If building a company were like planning a wedding, customer service is frequently the second cousin who’s invited when slots open up on the attendee list.

But while answering phones or support tickets, dealing with all sorts of customers screaming bloody murder — excuse the gratuitous hyperbole — may not be anyone’s favorite activity, it has gone from ugly duckling to key brand differentiator really fast. According to RightNow’s Customer Experience Impact Report, a survey of over 2000 U.S. citizens over 18, 89% of consumers have stopped doing business with a company after experiencing poor customer service, which probably explains why companies lose more than $75 billion due to poor customer service. More conservative numbers put it at around 50%, but the conclusion is hardly different.

People care about after sales care. This is especially true in the age of subscriptions, where even toothbrushes get monthly deliveries to your millennial doorsteps. In what seems straight out of a Kusturica’s movie plot, customer service reps are even getting invited to customers’ weddings.

And it really doesn’t take much. Listening to your customer’s problems, treating them, and their time, with respect, rewarding them for their continuous service. In the end, it’s about the people. It’s always been about the people.

“Everybody loves my sauce.”

My mother always used to make the sauce too. All Italians do. When you make sauce, it’s like your trademark. Johnny always says that he can tell people by the sauce that they make. Everybody loves my sauce. My brother Frankie used to sit with a bowl of just my sauce and eat it like soup. He says I make the best sauce he ever had, and he is a gourmet. Goes to a lot of nice restaurants. His ex-wife always cooked really fancy suppers.

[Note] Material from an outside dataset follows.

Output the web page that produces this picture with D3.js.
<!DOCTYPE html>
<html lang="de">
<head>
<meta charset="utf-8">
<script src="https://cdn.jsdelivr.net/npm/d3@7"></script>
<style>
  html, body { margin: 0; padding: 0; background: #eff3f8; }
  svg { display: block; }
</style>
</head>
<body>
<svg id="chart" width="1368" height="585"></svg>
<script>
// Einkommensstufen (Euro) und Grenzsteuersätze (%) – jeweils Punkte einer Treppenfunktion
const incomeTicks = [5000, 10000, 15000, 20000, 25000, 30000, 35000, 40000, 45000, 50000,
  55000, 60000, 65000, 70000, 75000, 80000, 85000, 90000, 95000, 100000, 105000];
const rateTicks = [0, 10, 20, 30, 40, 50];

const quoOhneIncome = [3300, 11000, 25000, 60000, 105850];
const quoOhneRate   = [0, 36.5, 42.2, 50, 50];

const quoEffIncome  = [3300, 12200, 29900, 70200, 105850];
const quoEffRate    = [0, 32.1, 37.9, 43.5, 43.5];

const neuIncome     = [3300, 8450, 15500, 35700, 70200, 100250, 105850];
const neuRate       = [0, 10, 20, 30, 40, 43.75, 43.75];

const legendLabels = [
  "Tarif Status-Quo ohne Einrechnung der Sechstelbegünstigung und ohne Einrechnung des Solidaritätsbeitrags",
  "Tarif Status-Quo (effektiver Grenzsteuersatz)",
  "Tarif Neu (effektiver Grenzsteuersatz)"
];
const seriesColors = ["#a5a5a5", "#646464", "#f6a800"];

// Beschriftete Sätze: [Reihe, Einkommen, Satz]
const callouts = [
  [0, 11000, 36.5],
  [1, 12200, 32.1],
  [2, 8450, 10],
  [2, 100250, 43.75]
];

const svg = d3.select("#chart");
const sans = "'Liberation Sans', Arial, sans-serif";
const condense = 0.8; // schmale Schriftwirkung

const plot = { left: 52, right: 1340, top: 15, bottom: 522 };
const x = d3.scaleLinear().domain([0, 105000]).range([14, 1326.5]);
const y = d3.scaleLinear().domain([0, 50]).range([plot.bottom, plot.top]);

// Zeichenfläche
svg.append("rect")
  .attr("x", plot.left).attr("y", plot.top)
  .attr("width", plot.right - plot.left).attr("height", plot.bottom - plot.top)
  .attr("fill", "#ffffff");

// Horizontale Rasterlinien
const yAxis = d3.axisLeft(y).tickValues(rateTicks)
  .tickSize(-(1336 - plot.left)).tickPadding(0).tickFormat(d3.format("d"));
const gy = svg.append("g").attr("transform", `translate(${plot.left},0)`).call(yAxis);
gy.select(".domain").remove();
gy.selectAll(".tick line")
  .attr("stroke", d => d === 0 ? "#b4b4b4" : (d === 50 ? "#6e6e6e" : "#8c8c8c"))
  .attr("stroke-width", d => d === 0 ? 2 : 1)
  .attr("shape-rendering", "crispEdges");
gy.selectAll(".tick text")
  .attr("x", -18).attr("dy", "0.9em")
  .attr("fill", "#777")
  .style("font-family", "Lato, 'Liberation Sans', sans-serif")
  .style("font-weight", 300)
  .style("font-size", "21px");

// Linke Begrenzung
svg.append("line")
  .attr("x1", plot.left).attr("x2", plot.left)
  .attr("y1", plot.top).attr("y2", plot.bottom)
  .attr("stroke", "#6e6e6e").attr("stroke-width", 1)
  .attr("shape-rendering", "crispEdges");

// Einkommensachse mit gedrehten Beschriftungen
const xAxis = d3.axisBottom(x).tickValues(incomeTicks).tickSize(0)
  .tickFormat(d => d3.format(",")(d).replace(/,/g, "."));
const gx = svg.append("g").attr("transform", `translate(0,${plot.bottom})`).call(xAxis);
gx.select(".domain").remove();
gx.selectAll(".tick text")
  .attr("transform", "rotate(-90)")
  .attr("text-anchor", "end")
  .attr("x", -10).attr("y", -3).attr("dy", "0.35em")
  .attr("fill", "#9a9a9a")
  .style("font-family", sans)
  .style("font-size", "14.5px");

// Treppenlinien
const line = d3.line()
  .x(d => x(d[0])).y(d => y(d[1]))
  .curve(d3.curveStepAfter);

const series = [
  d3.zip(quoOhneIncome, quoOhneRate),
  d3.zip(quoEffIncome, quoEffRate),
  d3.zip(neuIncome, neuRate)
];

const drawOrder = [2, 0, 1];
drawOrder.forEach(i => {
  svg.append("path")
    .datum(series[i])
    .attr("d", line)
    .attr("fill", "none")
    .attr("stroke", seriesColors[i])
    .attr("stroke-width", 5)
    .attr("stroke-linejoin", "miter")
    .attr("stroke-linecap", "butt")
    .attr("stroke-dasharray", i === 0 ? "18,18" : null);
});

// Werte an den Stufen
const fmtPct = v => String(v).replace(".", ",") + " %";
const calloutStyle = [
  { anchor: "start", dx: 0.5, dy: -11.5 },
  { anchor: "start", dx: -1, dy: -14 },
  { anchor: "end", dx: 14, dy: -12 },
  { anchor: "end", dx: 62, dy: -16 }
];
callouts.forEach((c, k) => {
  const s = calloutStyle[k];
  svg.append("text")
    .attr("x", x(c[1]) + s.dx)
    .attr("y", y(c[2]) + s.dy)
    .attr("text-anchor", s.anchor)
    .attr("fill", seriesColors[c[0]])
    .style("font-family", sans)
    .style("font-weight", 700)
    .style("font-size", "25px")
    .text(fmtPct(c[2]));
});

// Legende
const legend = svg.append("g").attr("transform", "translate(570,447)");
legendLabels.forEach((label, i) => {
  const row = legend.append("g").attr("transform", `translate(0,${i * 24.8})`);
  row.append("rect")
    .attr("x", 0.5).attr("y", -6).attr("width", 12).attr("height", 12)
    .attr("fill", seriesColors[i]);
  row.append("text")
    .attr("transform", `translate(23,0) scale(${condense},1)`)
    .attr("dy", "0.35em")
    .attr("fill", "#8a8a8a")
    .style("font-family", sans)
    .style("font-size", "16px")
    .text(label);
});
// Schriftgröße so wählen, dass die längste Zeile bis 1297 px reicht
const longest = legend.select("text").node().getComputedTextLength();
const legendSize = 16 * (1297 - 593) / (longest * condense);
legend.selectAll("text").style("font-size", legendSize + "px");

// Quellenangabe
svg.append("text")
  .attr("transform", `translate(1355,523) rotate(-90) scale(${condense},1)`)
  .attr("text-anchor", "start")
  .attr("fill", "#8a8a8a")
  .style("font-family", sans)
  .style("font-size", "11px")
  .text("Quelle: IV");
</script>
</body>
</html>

As Fournier found out over the course of her 12 hour interview with Jean, she exhibits strong relationships with all the brands that enable her core identity. Born in the same house as her mother, and her mother before that, Jean’s life revolves around the lives of the members of her family and community. Lacking a stable, or traditional, childhood, Jean takes great pride in her home, and finds stability in products that reflect the old way of doing things. Pastene tomatoes, Hunt’s Sauce, Bertolli Olive Oil, Contadina tomato paste, anything that she connects to her Italian heritage.

“You ask me how I know it is good tomatoes? I’ve been making the sauce for 40 years and you ask me how I know?”

It’s not so much that the brands define her, she merely uses them to cultivate her sense of self. And although Karen and Vicky exhibited somewhat different consumer-brand relationships, for each of them, Fournier was able to find plenty of emotional connections with brands that contributed to the exploration and validation of the three women’s central identities.

We’ve come a long way since Susan Fournier first published her study in the Journal of Consumer Research, in marts 1998. And while there’s still a long way to go, two decades later, we understand these brand relationships a little bit better.

For better or for worse, our culture is defined by our consumption habits. Perhaps that’s why, when George W. Bush was asked what Americans could do in the aftermath of the 9/11 tragedy, he urged them to simply go shopping. As foolish — to put it gently — as it sounds, he knew these little daily rituals give us a sense of normalcy, of comfort. They may not take the form of a can of Italian Kitchen Ready Tomatoes, and we may not even be aware of it, but they do.

And that’s why research on these brand-consumer relationships is so important. Learning more about these habits doesn’t make us materialists prone to mall fever and shopping sprees. On the contrary. The better our understanding of what drives our consumer behaviors and purchasing quirks, the more control we gain over our choices.

And perhaps, next time you see a bottle Evian water, expertly bottled and shipped from the pristine peaks of the French Alps, you won’t fall prey to the suggestion that a three dollar purchase will speed your ascent to the spiritual plane.